── Data for the task
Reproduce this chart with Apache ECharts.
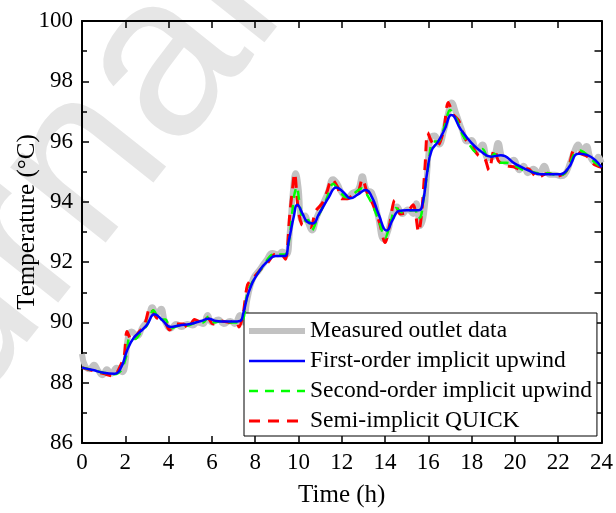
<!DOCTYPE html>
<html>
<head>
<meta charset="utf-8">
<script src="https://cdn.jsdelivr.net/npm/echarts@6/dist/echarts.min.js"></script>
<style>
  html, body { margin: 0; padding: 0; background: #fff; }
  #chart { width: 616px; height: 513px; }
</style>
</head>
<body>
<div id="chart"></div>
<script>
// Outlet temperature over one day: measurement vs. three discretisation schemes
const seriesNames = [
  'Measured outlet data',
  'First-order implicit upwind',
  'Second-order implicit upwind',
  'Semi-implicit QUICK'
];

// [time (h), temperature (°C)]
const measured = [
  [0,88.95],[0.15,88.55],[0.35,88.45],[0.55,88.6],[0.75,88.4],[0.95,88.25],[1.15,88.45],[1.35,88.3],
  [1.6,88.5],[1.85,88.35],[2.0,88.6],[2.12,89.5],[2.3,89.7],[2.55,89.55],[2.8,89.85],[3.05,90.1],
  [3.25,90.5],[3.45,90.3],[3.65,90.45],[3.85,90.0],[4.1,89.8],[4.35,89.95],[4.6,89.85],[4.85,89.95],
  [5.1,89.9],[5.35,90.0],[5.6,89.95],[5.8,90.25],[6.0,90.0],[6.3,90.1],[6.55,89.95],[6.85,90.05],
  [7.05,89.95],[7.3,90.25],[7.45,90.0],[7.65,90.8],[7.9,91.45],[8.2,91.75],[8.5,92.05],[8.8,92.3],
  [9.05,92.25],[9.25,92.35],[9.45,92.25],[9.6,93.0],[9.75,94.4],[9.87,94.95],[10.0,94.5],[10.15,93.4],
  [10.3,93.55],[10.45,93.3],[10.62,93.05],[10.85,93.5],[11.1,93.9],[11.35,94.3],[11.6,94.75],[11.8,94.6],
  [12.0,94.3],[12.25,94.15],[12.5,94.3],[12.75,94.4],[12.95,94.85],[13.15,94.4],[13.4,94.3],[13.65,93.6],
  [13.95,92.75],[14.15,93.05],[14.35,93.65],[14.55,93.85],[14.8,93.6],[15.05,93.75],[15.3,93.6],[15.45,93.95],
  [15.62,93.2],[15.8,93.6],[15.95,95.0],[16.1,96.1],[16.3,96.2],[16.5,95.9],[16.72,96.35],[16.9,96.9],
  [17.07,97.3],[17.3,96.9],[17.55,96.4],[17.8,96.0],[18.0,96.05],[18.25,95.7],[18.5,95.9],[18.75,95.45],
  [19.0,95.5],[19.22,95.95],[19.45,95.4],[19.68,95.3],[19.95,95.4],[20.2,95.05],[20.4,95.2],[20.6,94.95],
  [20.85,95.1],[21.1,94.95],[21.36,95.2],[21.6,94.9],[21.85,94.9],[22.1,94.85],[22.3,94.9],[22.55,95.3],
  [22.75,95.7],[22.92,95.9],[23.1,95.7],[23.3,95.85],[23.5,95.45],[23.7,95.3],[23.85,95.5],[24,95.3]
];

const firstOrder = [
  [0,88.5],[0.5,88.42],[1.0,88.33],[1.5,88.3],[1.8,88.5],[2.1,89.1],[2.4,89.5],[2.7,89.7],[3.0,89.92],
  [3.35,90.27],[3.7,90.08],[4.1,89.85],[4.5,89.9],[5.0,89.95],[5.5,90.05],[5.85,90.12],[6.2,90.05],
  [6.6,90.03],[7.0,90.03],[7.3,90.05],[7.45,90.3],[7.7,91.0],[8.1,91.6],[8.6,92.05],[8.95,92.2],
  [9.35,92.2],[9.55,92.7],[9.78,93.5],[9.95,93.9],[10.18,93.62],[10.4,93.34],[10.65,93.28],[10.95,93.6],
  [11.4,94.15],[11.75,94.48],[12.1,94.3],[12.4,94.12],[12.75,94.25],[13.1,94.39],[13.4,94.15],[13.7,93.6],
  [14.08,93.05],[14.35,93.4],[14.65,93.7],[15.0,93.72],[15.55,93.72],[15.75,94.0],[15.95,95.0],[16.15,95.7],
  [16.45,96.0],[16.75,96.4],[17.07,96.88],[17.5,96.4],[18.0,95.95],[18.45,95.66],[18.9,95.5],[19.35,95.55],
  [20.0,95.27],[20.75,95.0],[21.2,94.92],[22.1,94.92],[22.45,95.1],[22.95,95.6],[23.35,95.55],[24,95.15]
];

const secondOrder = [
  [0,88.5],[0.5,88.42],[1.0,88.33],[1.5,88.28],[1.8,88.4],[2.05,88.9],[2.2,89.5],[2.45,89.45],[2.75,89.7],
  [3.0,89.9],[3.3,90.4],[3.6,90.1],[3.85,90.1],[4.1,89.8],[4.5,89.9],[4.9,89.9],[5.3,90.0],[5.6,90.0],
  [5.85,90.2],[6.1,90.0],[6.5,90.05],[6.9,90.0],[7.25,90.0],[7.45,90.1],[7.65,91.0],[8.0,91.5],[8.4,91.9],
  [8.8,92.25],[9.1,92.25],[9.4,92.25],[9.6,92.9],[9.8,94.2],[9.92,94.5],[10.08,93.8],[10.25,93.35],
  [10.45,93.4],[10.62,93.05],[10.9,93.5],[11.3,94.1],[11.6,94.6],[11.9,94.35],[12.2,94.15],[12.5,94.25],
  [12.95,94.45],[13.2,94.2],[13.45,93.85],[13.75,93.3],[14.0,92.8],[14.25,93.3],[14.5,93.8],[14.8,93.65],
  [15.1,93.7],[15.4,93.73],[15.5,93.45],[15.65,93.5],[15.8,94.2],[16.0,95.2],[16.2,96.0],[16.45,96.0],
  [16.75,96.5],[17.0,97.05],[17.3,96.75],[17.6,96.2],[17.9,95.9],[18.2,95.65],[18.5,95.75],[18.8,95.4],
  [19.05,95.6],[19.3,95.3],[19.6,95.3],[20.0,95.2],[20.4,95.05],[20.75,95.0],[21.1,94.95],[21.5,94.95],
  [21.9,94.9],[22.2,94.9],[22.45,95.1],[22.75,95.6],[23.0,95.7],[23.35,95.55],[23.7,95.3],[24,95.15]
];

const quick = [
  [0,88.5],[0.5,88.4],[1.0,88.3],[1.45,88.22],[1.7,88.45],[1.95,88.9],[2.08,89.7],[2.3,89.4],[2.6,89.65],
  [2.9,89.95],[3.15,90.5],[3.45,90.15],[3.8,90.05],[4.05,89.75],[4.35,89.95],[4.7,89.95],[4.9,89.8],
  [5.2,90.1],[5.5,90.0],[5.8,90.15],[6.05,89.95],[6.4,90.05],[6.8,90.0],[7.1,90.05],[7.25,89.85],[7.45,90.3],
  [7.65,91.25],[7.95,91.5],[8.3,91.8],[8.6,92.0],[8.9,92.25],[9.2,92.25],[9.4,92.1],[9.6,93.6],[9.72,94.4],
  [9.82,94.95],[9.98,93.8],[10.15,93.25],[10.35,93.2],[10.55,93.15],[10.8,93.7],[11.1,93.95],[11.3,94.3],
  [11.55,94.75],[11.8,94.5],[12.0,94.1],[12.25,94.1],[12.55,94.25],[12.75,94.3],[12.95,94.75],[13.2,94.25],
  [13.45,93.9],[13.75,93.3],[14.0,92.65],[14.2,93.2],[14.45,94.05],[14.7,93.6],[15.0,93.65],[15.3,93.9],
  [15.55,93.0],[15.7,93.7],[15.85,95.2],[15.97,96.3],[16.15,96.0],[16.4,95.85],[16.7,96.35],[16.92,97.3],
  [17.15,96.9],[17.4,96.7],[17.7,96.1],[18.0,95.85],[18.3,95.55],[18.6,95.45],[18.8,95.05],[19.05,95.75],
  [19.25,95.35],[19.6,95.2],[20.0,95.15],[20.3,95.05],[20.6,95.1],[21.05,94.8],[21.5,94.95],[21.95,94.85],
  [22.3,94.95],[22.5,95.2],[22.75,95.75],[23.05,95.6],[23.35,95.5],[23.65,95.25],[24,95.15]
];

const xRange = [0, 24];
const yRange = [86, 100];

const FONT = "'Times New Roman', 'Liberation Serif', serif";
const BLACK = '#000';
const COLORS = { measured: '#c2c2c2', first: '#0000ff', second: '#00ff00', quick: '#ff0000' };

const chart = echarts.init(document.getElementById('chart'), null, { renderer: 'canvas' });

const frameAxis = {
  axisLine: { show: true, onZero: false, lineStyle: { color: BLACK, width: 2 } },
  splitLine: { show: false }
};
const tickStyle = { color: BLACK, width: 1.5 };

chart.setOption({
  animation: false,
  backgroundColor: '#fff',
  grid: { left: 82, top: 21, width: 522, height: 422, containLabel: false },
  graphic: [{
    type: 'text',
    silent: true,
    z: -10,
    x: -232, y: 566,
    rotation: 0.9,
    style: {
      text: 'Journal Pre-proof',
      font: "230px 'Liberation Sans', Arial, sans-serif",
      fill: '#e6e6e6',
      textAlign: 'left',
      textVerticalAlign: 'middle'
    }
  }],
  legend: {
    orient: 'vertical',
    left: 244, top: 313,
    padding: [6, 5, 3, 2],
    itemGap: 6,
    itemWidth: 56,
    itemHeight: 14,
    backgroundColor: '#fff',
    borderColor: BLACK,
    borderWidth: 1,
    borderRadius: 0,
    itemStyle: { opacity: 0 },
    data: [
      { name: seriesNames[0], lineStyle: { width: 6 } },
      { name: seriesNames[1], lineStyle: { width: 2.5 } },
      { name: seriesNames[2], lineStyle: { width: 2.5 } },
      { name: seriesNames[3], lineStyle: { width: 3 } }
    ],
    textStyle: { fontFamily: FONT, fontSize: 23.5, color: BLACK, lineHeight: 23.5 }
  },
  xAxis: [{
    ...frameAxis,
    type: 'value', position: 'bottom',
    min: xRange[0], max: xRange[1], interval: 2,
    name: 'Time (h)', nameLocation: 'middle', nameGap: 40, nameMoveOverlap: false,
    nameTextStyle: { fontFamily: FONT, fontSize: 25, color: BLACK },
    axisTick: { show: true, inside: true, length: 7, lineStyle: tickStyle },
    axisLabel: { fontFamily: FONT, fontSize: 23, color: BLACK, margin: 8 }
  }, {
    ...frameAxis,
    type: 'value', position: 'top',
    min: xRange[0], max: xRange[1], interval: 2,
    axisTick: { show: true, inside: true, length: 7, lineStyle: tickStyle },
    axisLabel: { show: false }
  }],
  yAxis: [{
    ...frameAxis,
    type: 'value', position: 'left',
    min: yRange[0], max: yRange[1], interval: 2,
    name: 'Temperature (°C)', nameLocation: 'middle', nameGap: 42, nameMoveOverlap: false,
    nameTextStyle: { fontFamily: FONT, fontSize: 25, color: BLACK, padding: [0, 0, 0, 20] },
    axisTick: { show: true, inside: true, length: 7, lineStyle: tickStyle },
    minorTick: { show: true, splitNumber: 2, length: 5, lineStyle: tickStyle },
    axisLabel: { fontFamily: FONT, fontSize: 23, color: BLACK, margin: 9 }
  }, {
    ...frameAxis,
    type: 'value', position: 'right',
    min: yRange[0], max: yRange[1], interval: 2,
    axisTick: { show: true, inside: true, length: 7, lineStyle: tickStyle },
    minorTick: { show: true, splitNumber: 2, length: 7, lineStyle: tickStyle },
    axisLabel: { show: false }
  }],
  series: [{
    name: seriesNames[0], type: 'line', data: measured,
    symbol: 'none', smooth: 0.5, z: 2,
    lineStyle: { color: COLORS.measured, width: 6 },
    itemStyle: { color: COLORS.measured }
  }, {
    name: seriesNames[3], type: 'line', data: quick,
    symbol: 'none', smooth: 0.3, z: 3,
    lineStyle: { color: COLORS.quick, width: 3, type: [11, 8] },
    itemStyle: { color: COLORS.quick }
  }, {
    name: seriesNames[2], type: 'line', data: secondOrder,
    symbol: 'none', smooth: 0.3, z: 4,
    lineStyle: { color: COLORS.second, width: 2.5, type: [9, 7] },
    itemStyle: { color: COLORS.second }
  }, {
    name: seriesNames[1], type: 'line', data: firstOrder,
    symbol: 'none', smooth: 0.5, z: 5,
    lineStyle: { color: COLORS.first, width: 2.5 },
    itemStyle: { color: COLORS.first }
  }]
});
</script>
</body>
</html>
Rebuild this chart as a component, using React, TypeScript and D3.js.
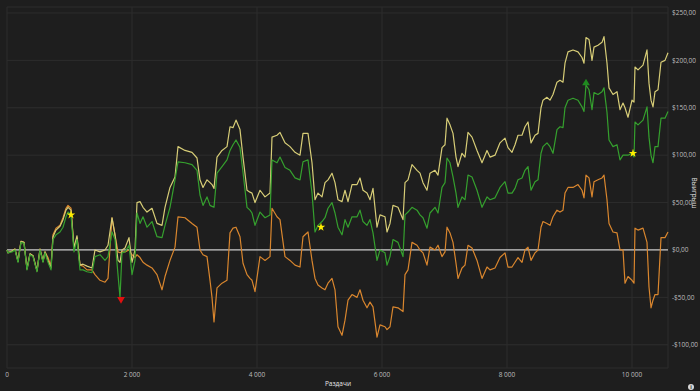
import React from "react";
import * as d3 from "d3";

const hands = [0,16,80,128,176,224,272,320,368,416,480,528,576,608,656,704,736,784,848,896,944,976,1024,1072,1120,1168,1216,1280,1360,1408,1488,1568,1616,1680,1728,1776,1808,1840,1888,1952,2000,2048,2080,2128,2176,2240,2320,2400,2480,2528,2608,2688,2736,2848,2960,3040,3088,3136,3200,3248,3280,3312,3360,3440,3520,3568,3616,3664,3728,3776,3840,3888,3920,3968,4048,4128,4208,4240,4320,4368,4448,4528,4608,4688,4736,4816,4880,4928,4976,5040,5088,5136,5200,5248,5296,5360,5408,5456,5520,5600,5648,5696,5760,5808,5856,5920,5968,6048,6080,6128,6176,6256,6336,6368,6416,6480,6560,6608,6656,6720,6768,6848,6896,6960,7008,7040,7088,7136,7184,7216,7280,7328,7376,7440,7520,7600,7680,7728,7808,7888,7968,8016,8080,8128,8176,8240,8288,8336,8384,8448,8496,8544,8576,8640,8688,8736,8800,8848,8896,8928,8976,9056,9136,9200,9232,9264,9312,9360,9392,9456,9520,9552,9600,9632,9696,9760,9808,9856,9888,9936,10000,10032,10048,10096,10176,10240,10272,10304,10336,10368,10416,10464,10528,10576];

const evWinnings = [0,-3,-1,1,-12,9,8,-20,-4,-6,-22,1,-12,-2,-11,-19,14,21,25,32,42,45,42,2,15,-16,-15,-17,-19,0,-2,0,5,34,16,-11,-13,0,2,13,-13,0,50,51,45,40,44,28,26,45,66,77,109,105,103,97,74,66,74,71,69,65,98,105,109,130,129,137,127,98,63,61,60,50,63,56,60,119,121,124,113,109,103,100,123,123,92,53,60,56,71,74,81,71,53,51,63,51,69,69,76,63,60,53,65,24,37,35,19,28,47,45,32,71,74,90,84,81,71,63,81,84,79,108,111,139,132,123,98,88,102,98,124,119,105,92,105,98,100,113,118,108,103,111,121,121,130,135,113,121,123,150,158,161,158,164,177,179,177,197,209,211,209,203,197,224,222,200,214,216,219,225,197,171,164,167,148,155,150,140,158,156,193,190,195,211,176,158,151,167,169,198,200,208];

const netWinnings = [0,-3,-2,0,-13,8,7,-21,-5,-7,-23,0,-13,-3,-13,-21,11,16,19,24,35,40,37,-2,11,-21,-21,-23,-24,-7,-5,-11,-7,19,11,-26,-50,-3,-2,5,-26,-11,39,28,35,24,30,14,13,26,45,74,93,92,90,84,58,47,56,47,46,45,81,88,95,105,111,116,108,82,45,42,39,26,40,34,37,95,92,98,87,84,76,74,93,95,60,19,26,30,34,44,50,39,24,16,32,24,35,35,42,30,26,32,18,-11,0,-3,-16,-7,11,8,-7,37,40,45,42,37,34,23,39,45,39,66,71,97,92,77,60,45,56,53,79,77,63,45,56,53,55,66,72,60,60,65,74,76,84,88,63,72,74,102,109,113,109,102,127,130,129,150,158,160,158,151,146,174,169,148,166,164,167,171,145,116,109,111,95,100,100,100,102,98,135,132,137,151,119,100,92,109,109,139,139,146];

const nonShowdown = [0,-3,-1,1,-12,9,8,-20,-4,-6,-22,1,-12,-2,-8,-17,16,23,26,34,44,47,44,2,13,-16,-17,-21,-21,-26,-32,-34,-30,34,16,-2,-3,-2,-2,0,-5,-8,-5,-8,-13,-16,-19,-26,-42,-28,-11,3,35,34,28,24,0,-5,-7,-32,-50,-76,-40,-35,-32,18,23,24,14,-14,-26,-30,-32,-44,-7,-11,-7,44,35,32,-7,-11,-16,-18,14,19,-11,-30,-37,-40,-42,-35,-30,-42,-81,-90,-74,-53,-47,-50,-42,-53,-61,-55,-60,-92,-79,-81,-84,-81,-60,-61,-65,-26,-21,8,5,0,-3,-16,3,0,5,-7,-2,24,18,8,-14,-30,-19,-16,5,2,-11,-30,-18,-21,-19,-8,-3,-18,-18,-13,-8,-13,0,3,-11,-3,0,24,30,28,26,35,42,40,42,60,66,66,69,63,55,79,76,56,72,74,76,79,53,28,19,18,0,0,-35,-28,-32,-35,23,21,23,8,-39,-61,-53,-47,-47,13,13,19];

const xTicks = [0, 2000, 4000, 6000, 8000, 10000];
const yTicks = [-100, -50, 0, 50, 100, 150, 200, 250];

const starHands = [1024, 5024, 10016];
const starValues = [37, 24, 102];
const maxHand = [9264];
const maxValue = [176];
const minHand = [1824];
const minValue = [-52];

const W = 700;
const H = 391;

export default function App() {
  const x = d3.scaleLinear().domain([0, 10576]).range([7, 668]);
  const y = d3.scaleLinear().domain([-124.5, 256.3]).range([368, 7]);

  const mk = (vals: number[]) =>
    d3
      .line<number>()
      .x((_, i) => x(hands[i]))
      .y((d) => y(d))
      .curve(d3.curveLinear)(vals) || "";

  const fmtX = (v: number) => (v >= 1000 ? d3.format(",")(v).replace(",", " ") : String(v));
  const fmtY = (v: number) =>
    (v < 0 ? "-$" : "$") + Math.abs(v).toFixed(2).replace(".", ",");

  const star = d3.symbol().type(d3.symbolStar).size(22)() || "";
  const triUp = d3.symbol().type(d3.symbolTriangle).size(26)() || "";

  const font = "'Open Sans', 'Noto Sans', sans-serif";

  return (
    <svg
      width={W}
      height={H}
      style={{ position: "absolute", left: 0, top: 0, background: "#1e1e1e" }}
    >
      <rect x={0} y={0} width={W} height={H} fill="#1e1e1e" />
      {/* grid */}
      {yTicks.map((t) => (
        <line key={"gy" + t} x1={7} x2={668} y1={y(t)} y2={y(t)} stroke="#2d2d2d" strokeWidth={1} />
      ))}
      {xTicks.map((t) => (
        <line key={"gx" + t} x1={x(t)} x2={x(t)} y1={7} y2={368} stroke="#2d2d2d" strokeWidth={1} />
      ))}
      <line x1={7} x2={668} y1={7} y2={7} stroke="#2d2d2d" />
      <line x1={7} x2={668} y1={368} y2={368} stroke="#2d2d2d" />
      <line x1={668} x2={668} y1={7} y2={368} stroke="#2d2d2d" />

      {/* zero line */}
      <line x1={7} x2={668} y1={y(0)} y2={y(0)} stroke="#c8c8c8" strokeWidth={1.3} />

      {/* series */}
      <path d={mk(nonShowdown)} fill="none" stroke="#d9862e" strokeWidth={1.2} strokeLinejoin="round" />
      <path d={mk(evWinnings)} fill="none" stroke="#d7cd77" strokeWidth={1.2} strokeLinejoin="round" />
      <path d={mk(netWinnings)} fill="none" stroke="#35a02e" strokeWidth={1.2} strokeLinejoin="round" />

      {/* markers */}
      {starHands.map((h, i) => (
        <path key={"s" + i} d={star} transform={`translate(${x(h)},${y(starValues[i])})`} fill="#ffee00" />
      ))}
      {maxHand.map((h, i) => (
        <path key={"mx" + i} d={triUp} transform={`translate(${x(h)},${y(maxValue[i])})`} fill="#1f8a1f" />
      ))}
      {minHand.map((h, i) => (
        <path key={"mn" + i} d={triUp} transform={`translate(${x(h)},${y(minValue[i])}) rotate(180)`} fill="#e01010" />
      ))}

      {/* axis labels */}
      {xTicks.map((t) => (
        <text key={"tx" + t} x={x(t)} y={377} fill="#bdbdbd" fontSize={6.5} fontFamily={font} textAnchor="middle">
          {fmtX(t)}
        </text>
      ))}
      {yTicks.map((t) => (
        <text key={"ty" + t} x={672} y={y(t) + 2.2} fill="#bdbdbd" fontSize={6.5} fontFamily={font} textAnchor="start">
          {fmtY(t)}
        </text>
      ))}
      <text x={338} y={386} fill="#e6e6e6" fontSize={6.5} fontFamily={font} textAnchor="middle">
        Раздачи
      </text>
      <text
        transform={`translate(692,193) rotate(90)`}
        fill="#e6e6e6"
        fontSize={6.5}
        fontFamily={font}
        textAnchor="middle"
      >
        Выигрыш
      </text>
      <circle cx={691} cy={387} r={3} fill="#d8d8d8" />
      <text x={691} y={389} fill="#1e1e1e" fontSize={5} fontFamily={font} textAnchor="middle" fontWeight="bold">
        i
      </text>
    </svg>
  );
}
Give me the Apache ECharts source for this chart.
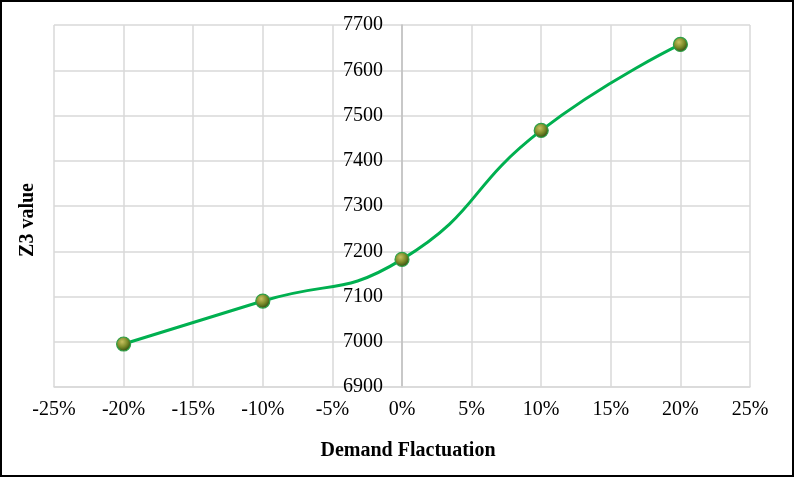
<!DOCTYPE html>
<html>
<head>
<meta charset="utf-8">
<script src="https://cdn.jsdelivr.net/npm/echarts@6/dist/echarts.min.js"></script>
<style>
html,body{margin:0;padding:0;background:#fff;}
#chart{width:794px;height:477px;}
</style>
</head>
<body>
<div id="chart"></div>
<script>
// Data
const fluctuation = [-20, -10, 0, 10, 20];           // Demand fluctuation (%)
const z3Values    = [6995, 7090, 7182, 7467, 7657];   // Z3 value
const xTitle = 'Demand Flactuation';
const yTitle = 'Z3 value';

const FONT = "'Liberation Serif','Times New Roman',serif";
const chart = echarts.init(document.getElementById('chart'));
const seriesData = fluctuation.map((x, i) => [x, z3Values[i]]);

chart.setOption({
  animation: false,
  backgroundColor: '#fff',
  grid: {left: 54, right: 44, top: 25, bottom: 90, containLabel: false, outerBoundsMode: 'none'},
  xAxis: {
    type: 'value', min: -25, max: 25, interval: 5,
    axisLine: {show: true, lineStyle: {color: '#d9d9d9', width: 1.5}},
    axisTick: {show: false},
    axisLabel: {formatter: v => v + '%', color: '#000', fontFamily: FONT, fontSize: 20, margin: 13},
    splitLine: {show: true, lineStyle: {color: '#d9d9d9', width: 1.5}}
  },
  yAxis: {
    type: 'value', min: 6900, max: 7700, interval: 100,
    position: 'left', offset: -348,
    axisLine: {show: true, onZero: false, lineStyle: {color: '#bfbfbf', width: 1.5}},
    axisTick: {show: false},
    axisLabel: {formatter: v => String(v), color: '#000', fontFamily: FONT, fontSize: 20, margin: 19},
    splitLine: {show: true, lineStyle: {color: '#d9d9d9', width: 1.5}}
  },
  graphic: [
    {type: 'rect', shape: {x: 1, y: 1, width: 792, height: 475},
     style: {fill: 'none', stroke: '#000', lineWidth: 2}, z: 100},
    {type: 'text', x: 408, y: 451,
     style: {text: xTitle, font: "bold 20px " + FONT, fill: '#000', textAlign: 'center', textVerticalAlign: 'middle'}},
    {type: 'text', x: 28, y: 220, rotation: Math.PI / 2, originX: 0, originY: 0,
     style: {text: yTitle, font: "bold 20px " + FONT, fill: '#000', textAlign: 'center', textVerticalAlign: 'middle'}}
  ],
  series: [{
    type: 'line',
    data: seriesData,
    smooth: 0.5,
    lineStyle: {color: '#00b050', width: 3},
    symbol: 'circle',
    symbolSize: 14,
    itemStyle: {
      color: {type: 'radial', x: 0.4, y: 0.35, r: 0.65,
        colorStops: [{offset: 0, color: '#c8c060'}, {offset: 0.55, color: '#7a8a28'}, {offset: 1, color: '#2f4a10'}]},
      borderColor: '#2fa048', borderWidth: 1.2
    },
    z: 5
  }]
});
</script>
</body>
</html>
────
§ **Task requirements**
Repeat the lines between those holding "Rebuild this chart" and "import * as", inclusive. Pictures stay out.

§ **The response**
Rebuild this chart as a component, using React, TypeScript and D3.js.
import React from "react";
import * as d3 from "d3";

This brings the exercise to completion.